Stored entries

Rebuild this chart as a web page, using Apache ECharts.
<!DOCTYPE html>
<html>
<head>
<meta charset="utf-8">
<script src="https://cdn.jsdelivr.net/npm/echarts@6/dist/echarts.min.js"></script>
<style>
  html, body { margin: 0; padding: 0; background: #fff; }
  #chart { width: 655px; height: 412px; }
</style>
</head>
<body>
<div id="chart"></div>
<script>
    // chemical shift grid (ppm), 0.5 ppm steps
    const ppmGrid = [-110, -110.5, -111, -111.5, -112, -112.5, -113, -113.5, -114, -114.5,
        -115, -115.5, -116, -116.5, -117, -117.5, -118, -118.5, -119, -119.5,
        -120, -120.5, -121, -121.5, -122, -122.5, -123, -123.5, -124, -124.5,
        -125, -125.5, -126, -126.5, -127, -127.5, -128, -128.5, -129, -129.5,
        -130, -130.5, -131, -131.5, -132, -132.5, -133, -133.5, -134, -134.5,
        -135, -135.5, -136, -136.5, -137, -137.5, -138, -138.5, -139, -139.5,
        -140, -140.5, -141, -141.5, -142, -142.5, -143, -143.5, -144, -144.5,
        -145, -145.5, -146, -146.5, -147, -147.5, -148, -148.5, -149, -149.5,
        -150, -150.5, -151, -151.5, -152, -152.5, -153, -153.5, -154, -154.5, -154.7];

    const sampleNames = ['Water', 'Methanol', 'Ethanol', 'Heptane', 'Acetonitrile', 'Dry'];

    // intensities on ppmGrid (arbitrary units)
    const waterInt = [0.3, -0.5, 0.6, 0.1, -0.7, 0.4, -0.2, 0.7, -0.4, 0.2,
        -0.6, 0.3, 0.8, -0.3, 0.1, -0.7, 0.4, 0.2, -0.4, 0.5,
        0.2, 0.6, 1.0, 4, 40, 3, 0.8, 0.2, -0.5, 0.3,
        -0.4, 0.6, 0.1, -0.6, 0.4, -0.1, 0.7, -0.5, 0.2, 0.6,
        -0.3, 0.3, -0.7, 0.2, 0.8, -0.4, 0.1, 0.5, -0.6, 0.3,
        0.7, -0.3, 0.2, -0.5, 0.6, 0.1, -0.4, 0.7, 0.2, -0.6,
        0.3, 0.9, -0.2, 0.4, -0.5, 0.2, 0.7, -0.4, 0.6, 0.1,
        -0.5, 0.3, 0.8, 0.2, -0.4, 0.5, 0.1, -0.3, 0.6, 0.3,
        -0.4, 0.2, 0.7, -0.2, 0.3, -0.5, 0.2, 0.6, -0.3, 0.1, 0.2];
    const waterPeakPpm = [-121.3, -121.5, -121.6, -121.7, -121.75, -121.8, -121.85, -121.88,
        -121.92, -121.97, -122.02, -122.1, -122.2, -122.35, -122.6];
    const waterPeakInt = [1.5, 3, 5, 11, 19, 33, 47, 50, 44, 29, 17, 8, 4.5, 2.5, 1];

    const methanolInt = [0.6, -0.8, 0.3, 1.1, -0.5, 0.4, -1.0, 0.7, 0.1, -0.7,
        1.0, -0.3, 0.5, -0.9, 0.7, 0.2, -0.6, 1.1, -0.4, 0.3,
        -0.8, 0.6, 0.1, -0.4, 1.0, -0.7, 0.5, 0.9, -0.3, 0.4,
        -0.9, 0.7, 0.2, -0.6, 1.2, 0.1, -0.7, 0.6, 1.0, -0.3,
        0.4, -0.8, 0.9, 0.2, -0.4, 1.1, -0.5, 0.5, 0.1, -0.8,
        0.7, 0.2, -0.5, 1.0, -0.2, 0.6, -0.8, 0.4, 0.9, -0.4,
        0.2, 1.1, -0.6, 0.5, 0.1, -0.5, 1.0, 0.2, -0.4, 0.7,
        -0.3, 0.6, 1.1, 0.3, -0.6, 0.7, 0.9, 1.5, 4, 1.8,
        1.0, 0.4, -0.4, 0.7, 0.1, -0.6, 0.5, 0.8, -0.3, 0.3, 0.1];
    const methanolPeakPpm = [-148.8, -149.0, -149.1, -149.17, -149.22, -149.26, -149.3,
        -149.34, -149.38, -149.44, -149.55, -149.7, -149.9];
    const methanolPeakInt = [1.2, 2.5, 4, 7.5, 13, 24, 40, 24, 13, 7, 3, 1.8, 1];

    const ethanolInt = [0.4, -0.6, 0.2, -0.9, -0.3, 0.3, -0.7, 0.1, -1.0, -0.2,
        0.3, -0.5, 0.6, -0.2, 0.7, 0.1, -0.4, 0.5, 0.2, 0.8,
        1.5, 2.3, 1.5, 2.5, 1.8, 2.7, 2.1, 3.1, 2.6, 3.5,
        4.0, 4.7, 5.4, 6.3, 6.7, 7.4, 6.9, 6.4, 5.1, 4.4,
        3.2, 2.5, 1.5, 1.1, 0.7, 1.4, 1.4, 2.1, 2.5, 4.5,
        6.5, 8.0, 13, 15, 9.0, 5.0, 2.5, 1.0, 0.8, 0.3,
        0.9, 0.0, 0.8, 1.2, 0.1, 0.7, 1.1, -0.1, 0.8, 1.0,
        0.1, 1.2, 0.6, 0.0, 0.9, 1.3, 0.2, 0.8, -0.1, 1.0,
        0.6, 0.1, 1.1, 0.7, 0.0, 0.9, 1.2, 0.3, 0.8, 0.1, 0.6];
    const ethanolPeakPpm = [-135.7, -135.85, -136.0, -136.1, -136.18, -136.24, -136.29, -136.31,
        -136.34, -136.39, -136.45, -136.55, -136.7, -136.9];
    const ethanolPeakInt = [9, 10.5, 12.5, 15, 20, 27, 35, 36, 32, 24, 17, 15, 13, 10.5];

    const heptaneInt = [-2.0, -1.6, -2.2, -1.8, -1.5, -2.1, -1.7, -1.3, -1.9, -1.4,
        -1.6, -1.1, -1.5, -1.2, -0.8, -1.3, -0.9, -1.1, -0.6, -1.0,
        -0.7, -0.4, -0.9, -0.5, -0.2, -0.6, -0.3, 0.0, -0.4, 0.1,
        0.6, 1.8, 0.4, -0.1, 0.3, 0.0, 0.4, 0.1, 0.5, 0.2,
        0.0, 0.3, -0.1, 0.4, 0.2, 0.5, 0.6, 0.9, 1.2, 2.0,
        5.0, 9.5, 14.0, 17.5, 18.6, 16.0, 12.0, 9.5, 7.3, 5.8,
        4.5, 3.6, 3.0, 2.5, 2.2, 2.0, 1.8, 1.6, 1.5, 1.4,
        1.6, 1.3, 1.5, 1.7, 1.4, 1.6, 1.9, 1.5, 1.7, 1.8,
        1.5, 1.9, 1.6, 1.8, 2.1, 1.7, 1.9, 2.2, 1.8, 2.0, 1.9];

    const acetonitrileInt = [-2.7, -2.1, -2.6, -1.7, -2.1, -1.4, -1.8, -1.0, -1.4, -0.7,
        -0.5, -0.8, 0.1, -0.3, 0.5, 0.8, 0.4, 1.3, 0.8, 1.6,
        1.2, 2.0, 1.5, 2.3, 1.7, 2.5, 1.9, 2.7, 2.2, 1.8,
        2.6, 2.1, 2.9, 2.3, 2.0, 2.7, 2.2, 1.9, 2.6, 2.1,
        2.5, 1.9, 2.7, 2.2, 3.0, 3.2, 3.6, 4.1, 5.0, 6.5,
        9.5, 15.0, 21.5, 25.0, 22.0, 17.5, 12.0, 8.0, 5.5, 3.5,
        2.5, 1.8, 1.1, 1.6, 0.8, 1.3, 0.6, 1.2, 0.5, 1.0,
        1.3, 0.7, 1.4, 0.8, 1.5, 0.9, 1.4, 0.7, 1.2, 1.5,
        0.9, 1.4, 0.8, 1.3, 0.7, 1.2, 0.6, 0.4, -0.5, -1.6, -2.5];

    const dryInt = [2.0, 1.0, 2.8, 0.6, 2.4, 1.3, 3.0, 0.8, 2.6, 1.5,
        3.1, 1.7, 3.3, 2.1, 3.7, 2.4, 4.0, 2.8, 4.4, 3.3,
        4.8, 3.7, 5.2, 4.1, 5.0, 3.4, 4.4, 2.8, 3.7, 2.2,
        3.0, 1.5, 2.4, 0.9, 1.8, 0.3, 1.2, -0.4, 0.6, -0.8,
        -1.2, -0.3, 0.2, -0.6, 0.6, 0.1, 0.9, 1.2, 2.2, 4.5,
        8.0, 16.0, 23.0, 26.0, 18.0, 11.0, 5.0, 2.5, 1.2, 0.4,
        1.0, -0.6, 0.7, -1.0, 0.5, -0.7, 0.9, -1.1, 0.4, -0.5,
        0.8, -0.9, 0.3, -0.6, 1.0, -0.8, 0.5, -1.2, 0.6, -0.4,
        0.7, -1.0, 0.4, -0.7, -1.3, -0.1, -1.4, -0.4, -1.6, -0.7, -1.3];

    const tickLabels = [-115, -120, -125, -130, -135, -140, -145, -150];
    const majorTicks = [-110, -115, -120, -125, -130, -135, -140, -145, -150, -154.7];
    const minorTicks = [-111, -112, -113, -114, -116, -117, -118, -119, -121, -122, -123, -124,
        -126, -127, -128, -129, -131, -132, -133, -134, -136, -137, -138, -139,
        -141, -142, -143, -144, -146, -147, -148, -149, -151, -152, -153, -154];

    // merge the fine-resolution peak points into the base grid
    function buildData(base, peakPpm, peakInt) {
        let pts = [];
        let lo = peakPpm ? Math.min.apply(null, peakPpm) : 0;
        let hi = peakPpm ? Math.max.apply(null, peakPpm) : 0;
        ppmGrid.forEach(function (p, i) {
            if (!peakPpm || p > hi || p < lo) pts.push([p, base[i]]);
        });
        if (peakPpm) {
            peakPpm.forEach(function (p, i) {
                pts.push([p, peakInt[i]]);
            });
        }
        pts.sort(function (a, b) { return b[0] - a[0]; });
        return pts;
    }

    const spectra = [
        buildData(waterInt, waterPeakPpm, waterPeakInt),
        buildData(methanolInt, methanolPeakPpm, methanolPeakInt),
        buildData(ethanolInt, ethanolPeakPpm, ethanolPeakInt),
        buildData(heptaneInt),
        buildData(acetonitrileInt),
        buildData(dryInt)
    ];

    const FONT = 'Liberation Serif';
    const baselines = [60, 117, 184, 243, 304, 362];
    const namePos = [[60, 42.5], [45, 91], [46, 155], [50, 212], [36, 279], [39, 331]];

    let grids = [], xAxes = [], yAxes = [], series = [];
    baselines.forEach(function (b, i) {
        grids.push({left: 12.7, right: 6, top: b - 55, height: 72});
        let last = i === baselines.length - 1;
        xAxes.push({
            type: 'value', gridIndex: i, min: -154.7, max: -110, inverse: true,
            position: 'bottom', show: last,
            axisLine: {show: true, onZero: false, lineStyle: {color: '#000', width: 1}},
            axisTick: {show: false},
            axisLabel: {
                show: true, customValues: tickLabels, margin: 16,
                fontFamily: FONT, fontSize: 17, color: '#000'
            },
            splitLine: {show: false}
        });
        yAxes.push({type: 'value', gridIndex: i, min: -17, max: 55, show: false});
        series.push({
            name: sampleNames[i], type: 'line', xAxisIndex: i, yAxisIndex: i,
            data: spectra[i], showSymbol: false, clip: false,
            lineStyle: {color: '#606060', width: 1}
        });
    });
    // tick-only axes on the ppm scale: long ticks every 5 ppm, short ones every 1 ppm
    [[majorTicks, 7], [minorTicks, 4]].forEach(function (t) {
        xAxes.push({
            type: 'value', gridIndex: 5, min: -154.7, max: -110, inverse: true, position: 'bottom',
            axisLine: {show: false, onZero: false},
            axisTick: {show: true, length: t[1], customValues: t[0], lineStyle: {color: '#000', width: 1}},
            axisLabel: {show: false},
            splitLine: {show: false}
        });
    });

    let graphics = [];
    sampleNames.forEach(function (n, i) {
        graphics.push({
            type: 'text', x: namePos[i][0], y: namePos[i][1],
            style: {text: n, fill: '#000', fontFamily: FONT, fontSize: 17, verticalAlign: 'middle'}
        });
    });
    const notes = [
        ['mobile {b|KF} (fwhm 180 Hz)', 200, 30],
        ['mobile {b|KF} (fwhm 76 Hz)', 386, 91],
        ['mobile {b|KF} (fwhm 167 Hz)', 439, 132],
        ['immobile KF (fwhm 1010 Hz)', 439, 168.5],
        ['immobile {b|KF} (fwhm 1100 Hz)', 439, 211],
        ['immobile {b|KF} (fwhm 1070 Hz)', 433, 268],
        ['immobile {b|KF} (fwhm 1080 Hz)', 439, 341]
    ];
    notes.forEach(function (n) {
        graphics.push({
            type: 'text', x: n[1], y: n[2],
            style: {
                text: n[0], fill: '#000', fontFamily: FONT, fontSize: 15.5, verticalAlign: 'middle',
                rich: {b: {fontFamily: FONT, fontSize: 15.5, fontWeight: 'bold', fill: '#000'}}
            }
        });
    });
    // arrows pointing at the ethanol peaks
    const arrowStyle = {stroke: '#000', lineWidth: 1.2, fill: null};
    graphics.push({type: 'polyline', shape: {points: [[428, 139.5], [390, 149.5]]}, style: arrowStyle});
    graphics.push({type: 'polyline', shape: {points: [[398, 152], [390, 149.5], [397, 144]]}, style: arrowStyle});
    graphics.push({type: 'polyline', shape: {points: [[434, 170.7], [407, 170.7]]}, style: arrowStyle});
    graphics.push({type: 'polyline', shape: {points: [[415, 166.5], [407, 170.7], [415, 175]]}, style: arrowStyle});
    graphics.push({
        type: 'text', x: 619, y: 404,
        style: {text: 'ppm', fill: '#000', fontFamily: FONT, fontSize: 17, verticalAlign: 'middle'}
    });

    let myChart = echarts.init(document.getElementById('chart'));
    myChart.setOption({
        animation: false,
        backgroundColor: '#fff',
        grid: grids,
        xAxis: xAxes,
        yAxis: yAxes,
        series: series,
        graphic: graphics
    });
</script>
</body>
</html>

---

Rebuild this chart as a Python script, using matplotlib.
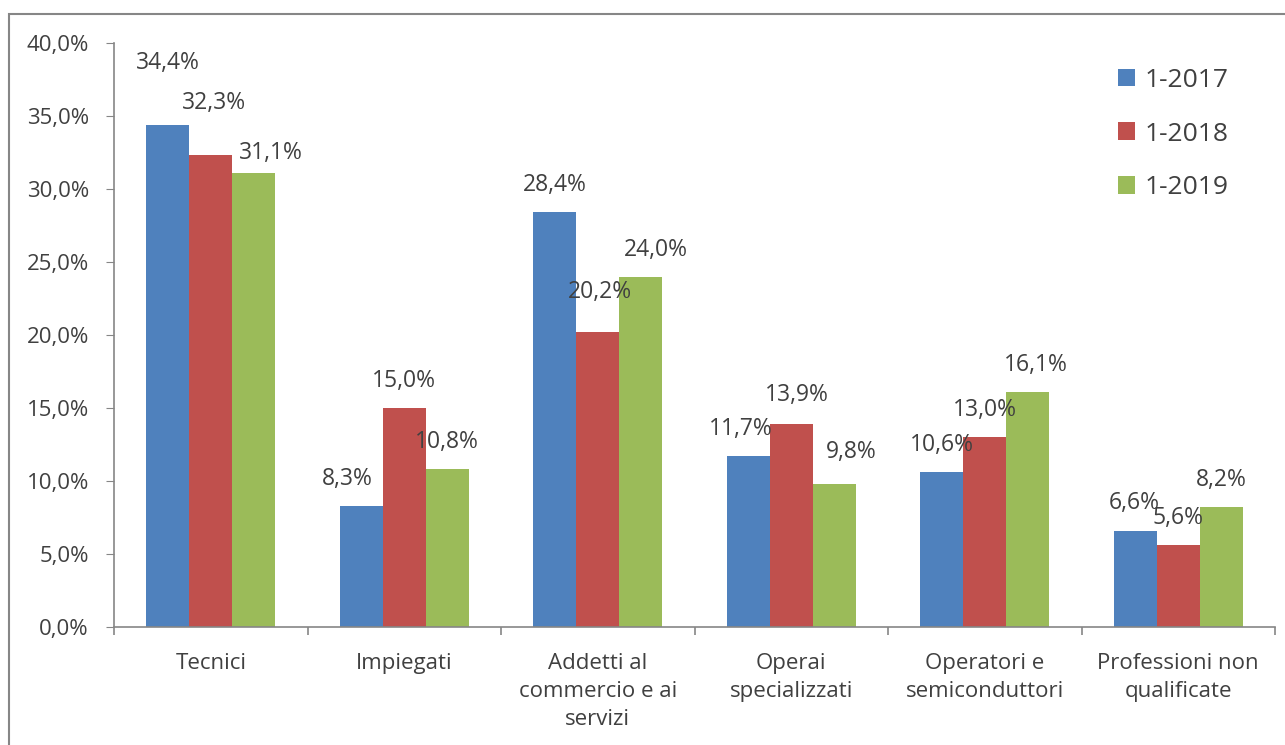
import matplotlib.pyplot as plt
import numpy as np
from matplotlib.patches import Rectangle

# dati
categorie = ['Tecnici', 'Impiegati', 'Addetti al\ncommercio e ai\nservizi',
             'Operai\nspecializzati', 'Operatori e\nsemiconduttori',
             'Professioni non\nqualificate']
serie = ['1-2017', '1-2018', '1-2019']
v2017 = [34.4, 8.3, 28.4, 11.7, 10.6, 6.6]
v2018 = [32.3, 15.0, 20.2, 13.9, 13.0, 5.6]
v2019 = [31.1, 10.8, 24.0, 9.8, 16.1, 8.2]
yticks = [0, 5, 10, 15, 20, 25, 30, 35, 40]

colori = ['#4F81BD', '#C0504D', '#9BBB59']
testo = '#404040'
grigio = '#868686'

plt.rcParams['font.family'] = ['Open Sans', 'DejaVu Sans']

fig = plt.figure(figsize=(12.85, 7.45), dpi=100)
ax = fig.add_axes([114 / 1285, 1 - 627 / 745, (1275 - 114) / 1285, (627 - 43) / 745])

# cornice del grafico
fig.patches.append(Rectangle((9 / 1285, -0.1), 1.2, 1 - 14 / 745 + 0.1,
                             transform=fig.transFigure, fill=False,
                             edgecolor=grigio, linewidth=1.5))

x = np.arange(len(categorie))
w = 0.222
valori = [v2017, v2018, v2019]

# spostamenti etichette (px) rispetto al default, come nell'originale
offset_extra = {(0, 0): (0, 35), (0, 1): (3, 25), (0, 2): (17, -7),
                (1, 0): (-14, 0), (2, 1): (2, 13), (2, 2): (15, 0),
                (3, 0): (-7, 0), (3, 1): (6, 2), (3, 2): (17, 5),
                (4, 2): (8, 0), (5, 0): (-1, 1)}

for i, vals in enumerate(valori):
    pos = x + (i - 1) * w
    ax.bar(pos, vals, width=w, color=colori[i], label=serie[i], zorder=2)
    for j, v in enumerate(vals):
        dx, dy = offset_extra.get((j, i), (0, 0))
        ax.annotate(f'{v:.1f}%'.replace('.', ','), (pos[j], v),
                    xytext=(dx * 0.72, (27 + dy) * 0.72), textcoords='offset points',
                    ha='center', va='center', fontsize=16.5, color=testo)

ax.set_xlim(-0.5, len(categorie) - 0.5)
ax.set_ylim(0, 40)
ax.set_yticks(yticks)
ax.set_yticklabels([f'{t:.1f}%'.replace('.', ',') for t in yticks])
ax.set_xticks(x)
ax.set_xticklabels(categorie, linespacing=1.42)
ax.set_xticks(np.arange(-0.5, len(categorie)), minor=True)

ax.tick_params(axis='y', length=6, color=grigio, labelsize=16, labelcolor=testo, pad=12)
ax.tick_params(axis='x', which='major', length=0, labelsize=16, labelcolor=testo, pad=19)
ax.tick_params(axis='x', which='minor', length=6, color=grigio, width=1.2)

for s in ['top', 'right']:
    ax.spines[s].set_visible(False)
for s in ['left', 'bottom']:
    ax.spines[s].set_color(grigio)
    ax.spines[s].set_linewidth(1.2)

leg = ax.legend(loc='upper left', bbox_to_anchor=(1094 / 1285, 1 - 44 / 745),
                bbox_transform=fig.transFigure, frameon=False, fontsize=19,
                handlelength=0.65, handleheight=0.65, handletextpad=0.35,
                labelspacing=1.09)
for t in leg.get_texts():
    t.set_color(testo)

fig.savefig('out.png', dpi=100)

▸ **SET EXERCISE**: Exactly the lines from the line that has "Rebuild this chart as a web" through the line that has "4.5, 2.5, 1];" are to be repeated, both included, with nothing added.

▸ **TASK SOLUTION**:
Rebuild this chart as a web page, using Apache ECharts.
<!DOCTYPE html>
<html>
<head>
<meta charset="utf-8">
<script src="https://cdn.jsdelivr.net/npm/echarts@6/dist/echarts.min.js"></script>
<style>
  html, body { margin: 0; padding: 0; background: #fff; }
  #chart { width: 655px; height: 412px; }
</style>
</head>
<body>
<div id="chart"></div>
<script>
    // chemical shift grid (ppm), 0.5 ppm steps
    const ppmGrid = [-110, -110.5, -111, -111.5, -112, -112.5, -113, -113.5, -114, -114.5,
        -115, -115.5, -116, -116.5, -117, -117.5, -118, -118.5, -119, -119.5,
        -120, -120.5, -121, -121.5, -122, -122.5, -123, -123.5, -124, -124.5,
        -125, -125.5, -126, -126.5, -127, -127.5, -128, -128.5, -129, -129.5,
        -130, -130.5, -131, -131.5, -132, -132.5, -133, -133.5, -134, -134.5,
        -135, -135.5, -136, -136.5, -137, -137.5, -138, -138.5, -139, -139.5,
        -140, -140.5, -141, -141.5, -142, -142.5, -143, -143.5, -144, -144.5,
        -145, -145.5, -146, -146.5, -147, -147.5, -148, -148.5, -149, -149.5,
        -150, -150.5, -151, -151.5, -152, -152.5, -153, -153.5, -154, -154.5, -154.7];

    const sampleNames = ['Water', 'Methanol', 'Ethanol', 'Heptane', 'Acetonitrile', 'Dry'];

    // intensities on ppmGrid (arbitrary units)
    const waterInt = [0.3, -0.5, 0.6, 0.1, -0.7, 0.4, -0.2, 0.7, -0.4, 0.2,
        -0.6, 0.3, 0.8, -0.3, 0.1, -0.7, 0.4, 0.2, -0.4, 0.5,
        0.2, 0.6, 1.0, 4, 40, 3, 0.8, 0.2, -0.5, 0.3,
        -0.4, 0.6, 0.1, -0.6, 0.4, -0.1, 0.7, -0.5, 0.2, 0.6,
        -0.3, 0.3, -0.7, 0.2, 0.8, -0.4, 0.1, 0.5, -0.6, 0.3,
        0.7, -0.3, 0.2, -0.5, 0.6, 0.1, -0.4, 0.7, 0.2, -0.6,
        0.3, 0.9, -0.2, 0.4, -0.5, 0.2, 0.7, -0.4, 0.6, 0.1,
        -0.5, 0.3, 0.8, 0.2, -0.4, 0.5, 0.1, -0.3, 0.6, 0.3,
        -0.4, 0.2, 0.7, -0.2, 0.3, -0.5, 0.2, 0.6, -0.3, 0.1, 0.2];
    const waterPeakPpm = [-121.3, -121.5, -121.6, -121.7, -121.75, -121.8, -121.85, -121.88,
        -121.92, -121.97, -122.02, -122.1, -122.2, -122.35, -122.6];
    const waterPeakInt = [1.5, 3, 5, 11, 19, 33, 47, 50, 44, 29, 17, 8, 4.5, 2.5, 1];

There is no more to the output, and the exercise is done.